K. Kirstein, J. Diamond

City University of Seattle (UNITED STATES)
Given the serious nature of environmental and social problems that currently face the world, it is imperative that business programs offered by higher education institutions provide a balanced approach to educating future business leaders. Part of a successful approach to business education will involve inspiring a sense of urgency among students regarding the needs of many aspects of society. This paper will describe a sustainable business course intended to teach graduate business students the importance of leading businesses that balance economic, environmental, and social concerns. Presented in five phases, a detailed description of the structure of the course is provided. The concluding sections of the paper contain an analysis of what was learned from the course design process along with a discussion of sustainability education issues that need addressing in the future.
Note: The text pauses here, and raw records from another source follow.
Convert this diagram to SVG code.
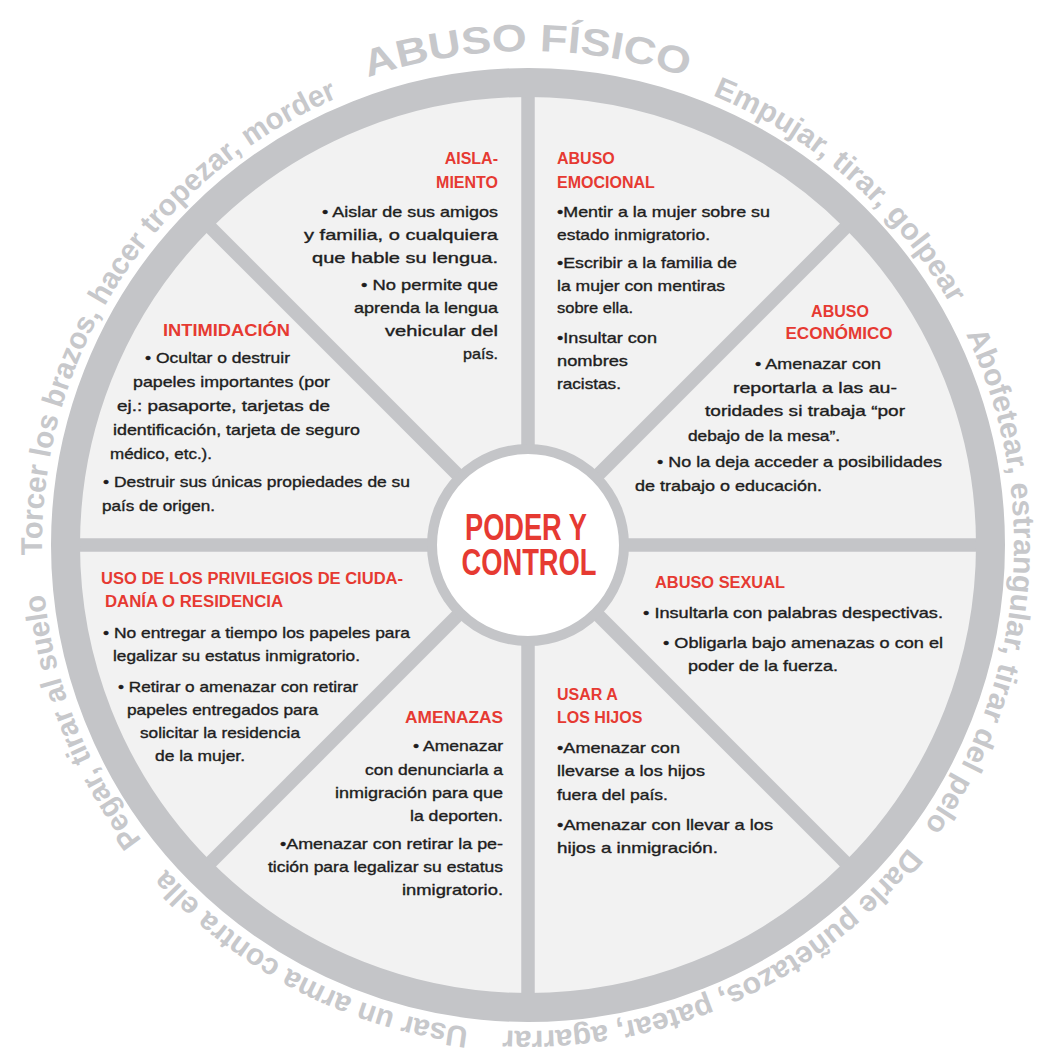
<svg xmlns="http://www.w3.org/2000/svg" width="1040" height="1060" viewBox="0 0 1040 1060">
<style>
.bg{fill:#f2f2f2}
.ring{fill:none;stroke:#c4c5c8;stroke-width:29}
.spoke{stroke:#c4c5c8;stroke-width:13.5}
.hub{fill:#ffffff;stroke:#c4c5c8;stroke-width:10}
.outer{font-family:"Liberation Sans",Arial,sans-serif;font-weight:bold;fill:#c7c8cb;font-size:30px}
.big{font-size:38px}
.hubt{font-family:"Liberation Sans Narrow","Liberation Sans",Arial,sans-serif;font-weight:bold;fill:#e63a32;font-size:37px;text-anchor:middle}
.title{font-family:"Liberation Sans",Arial,sans-serif;font-weight:bold;fill:#e63a32;font-size:16px}
.body{font-family:"Liberation Sans",Arial,sans-serif;fill:#1e1e1e;stroke:#1e1e1e;stroke-width:0.35px;font-size:14.5px}
.end{text-anchor:end}
.mid{text-anchor:middle}
</style>
<defs>
<path id="pTorcer" d="M42.1,555.2 A486,486 0 0 1 340.4,96.7"/>
<path id="pPegar" d="M141.9,840.2 A486,486 0 0 1 44.2,591.6"/>
<path id="pUsar" d="M468.8,1027.4 A486,486 0 0 1 164.6,867.7"/>
<path id="pDarle" d="M908.3,847.5 A486,486 0 0 1 500.9,1030.2"/>
<path id="pAbof" d="M965.9,334.2 A486,486 0 0 1 923.2,827.9"/>
<path id="pEmp" d="M712.4,95.4 A486,486 0 0 1 951.0,305.7"/>
<path id="pFis" d="M368.0,77.6 A494,494 0 0 1 688.0,77.6"/>
</defs>
<rect width="1040" height="1060" fill="#ffffff"/>
<g id="wheel">
<circle class="bg" cx="528" cy="545" r="462"/>
</g>
<g id="connectors">
<line class="spoke" x1="79" y1="545" x2="977" y2="545"/>
<line class="spoke" x1="528" y1="96" x2="528" y2="994"/>
<line class="spoke" x1="210.5" y1="227.5" x2="845.5" y2="862.5"/>
<line class="spoke" x1="845.5" y1="227.5" x2="210.5" y2="862.5"/>
</g>
<g id="rim">
<circle class="ring" cx="528" cy="545" r="462.5"/>
</g>
<g id="outer-text" class="outer">
<text><textPath href="#pTorcer" textLength="578" lengthAdjust="spacingAndGlyphs">Torcer los brazos, hacer tropezar, morder</textPath></text>
<text><textPath href="#pPegar" textLength="268" lengthAdjust="spacingAndGlyphs">Pegar, tirar al suelo</textPath></text>
<text><textPath href="#pUsar" textLength="349" lengthAdjust="spacingAndGlyphs">Usar un arma contra ella</textPath></text>
<text><textPath href="#pDarle" textLength="462" lengthAdjust="spacingAndGlyphs">Darle puñetazos, patear, agarrar</textPath></text>
<text><textPath href="#pAbof" textLength="518" lengthAdjust="spacingAndGlyphs">Abofetear, estrangular, tirar del pelo</textPath></text>
<text><textPath href="#pEmp" textLength="322" lengthAdjust="spacingAndGlyphs">Empujar, tirar, golpear</textPath></text>
<text class="big"><textPath href="#pFis" textLength="324" lengthAdjust="spacingAndGlyphs">ABUSO FÍSICO</textPath></text>
</g>
<g id="aislamiento">
<text class="title end" x="498" y="164">AISLA-</text>
<text class="title end" x="498" y="188">MIENTO</text>
<g class="body end">
<text x="498" y="217" textLength="176" lengthAdjust="spacingAndGlyphs">• Aislar de sus amigos</text>
<text x="498" y="240" textLength="194" lengthAdjust="spacingAndGlyphs">y familia, o cualquiera</text>
<text x="498" y="263" textLength="186" lengthAdjust="spacingAndGlyphs">que hable su lengua.</text>
<text x="498" y="290" textLength="137" lengthAdjust="spacingAndGlyphs">• No permite que</text>
<text x="498" y="313" textLength="144" lengthAdjust="spacingAndGlyphs">aprenda la lengua</text>
<text x="498" y="336" textLength="113" lengthAdjust="spacingAndGlyphs">vehicular del</text>
<text x="498" y="359" textLength="35" lengthAdjust="spacingAndGlyphs">país.</text>
</g>
</g>
<g id="abuso-emocional">
<text class="title" x="557" y="164">ABUSO</text>
<text class="title" x="557" y="188">EMOCIONAL</text>
<g class="body">
<text x="557" y="217" textLength="213" lengthAdjust="spacingAndGlyphs">•Mentir a la mujer sobre su</text>
<text x="557" y="240" textLength="153" lengthAdjust="spacingAndGlyphs">estado inmigratorio.</text>
<text x="557" y="268" textLength="180" lengthAdjust="spacingAndGlyphs">•Escribir a la familia de</text>
<text x="557" y="291" textLength="168" lengthAdjust="spacingAndGlyphs">la mujer con mentiras</text>
<text x="557" y="313" textLength="76" lengthAdjust="spacingAndGlyphs">sobre ella.</text>
<text x="557" y="343" textLength="100" lengthAdjust="spacingAndGlyphs">•Insultar con</text>
<text x="557" y="366" textLength="71" lengthAdjust="spacingAndGlyphs">nombres</text>
<text x="557" y="389" textLength="64" lengthAdjust="spacingAndGlyphs">racistas.</text>
</g>
</g>
<g id="intimidacion">
<text class="title" x="163" y="336" textLength="127" lengthAdjust="spacingAndGlyphs">INTIMIDACIÓN</text>
<g class="body">
<text x="145" y="363" textLength="145" lengthAdjust="spacingAndGlyphs">• Ocultar o destruir</text>
<text x="133" y="387" textLength="197" lengthAdjust="spacingAndGlyphs">papeles importantes (por</text>
<text x="117" y="411" textLength="213" lengthAdjust="spacingAndGlyphs">ej.: pasaporte, tarjetas de</text>
<text x="113" y="435" textLength="247" lengthAdjust="spacingAndGlyphs">identificación, tarjeta de seguro</text>
<text x="110" y="459" textLength="102" lengthAdjust="spacingAndGlyphs">médico, etc.).</text>
<text x="103" y="487" textLength="307" lengthAdjust="spacingAndGlyphs">• Destruir sus únicas propiedades de su</text>
<text x="102" y="511" textLength="113" lengthAdjust="spacingAndGlyphs">país de origen.</text>
</g>
</g>
<g id="abuso-economico">
<text class="title mid" x="840" y="317">ABUSO</text>
<text class="title mid" x="839" y="339" textLength="107" lengthAdjust="spacingAndGlyphs">ECONÓMICO</text>
<g class="body">
<text x="755" y="369" textLength="126" lengthAdjust="spacingAndGlyphs">• Amenazar con</text>
<text x="733" y="393" textLength="164" lengthAdjust="spacingAndGlyphs">reportarla a las au-</text>
<text x="705" y="416" textLength="200" lengthAdjust="spacingAndGlyphs">toridades si trabaja “por</text>
<text x="688" y="441" textLength="152" lengthAdjust="spacingAndGlyphs">debajo de la mesa”.</text>
<text x="657" y="467" textLength="285" lengthAdjust="spacingAndGlyphs">• No la deja acceder a posibilidades</text>
<text x="635" y="491" textLength="187" lengthAdjust="spacingAndGlyphs">de trabajo o educación.</text>
</g>
</g>
<g id="uso-privilegios">
<text class="title" x="101" y="584" textLength="302" lengthAdjust="spacingAndGlyphs">USO DE LOS PRIVILEGIOS DE CIUDA-</text>
<text class="title" x="105" y="607" textLength="178" lengthAdjust="spacingAndGlyphs">DANÍA O RESIDENCIA</text>
<g class="body">
<text x="103" y="638" textLength="307" lengthAdjust="spacingAndGlyphs">• No entregar a tiempo los papeles para</text>
<text x="113" y="661" textLength="247" lengthAdjust="spacingAndGlyphs">legalizar su estatus inmigratorio.</text>
<text x="118" y="692" textLength="240" lengthAdjust="spacingAndGlyphs">• Retirar o amenazar con retirar</text>
<text x="127" y="715" textLength="191" lengthAdjust="spacingAndGlyphs">papeles entregados para</text>
<text x="140" y="738" textLength="160" lengthAdjust="spacingAndGlyphs">solicitar la residencia</text>
<text x="155" y="761" textLength="90" lengthAdjust="spacingAndGlyphs">de la mujer.</text>
</g>
</g>
<g id="abuso-sexual">
<text class="title" x="655" y="588" textLength="130" lengthAdjust="spacingAndGlyphs">ABUSO SEXUAL</text>
<g class="body">
<text x="643" y="618" textLength="300" lengthAdjust="spacingAndGlyphs">• Insultarla con palabras despectivas.</text>
<text x="663" y="648" textLength="280" lengthAdjust="spacingAndGlyphs">• Obligarla bajo amenazas o con el</text>
<text x="688" y="671" textLength="150" lengthAdjust="spacingAndGlyphs">poder de la fuerza.</text>
</g>
</g>
<g id="amenazas">
<text class="title end" x="503" y="723" textLength="98" lengthAdjust="spacingAndGlyphs">AMENAZAS</text>
<g class="body end">
<text x="503" y="751" textLength="90" lengthAdjust="spacingAndGlyphs">• Amenazar</text>
<text x="503" y="775" textLength="138" lengthAdjust="spacingAndGlyphs">con denunciarla a</text>
<text x="503" y="798" textLength="168" lengthAdjust="spacingAndGlyphs">inmigración para que</text>
<text x="503" y="821" textLength="93" lengthAdjust="spacingAndGlyphs">la deporten.</text>
<text x="503" y="849" textLength="223" lengthAdjust="spacingAndGlyphs">•Amenazar con retirar la pe-</text>
<text x="503" y="872" textLength="235" lengthAdjust="spacingAndGlyphs">tición para legalizar su estatus</text>
<text x="503" y="895" textLength="101" lengthAdjust="spacingAndGlyphs">inmigratorio.</text>
</g>
</g>
<g id="usar-hijos">
<text class="title" x="557" y="700">USAR A</text>
<text class="title" x="557" y="723">LOS HIJOS</text>
<g class="body">
<text x="557" y="753" textLength="123" lengthAdjust="spacingAndGlyphs">•Amenazar con</text>
<text x="557" y="776" textLength="148" lengthAdjust="spacingAndGlyphs">llevarse a los hijos</text>
<text x="557" y="800" textLength="111" lengthAdjust="spacingAndGlyphs">fuera del país.</text>
<text x="557" y="830" textLength="216" lengthAdjust="spacingAndGlyphs">•Amenazar con llevar a los</text>
<text x="557" y="853" textLength="161" lengthAdjust="spacingAndGlyphs">hijos a inmigración.</text>
</g>
</g>
<g id="hub">
<circle class="hub" cx="528" cy="545" r="96"/>
<text class="hubt" x="526" y="540" textLength="122" lengthAdjust="spacingAndGlyphs">PODER Y</text>
<text class="hubt" x="529" y="575" textLength="135" lengthAdjust="spacingAndGlyphs">CONTROL</text>
</g>
</svg>
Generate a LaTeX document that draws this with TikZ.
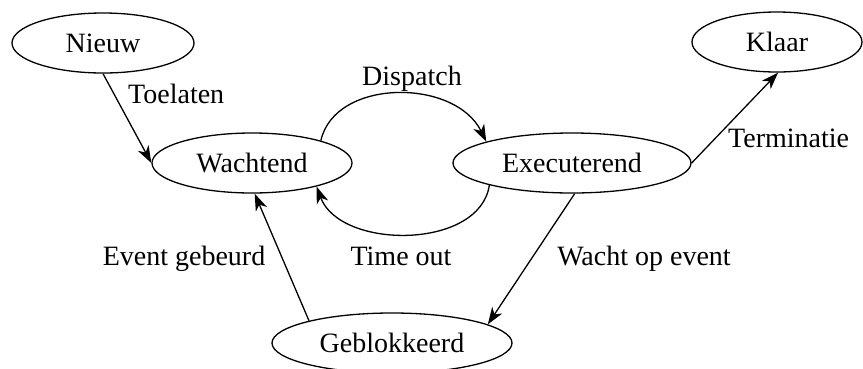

Traditional business education has focused, nearly exclusively, on economic factors where students are taught strategies to maximize profits. However, decades of experience have shown that a singular focus on economic factors produces business leaders who carry these perspectives into the community and run organizations that frequently maximize profits at the expense of the environment and society. A new approach to business education is needed to ensure that students understand that running a successful business involves more than the short term economic factors that often define an organization. Increasingly consumers are paying attention to the environmental impacts of companies and are using this information in purchasing decisions. This is becoming an important driver in business strategy.

Changes in the way business is conducted cannot come quickly enough. The world is in need of a new approach to organizational leadership. Both business and academia can be at the forefront of these changes with intentional action. Business must choose strategies founded in social and environmental responsibility while higher education institutions must prepare the drivers of these strategies.

This paper will introduce a course on Environmental and Corporate Responsibility that was designed and delivered at City University of Seattle in 2010. First, the need for the course will be reviewed, followed by a description of its five phases addressing specific outcomes that the course designers intended. The paper will conclude with an analysis of the extent to which the course was successful in accomplishing its goals.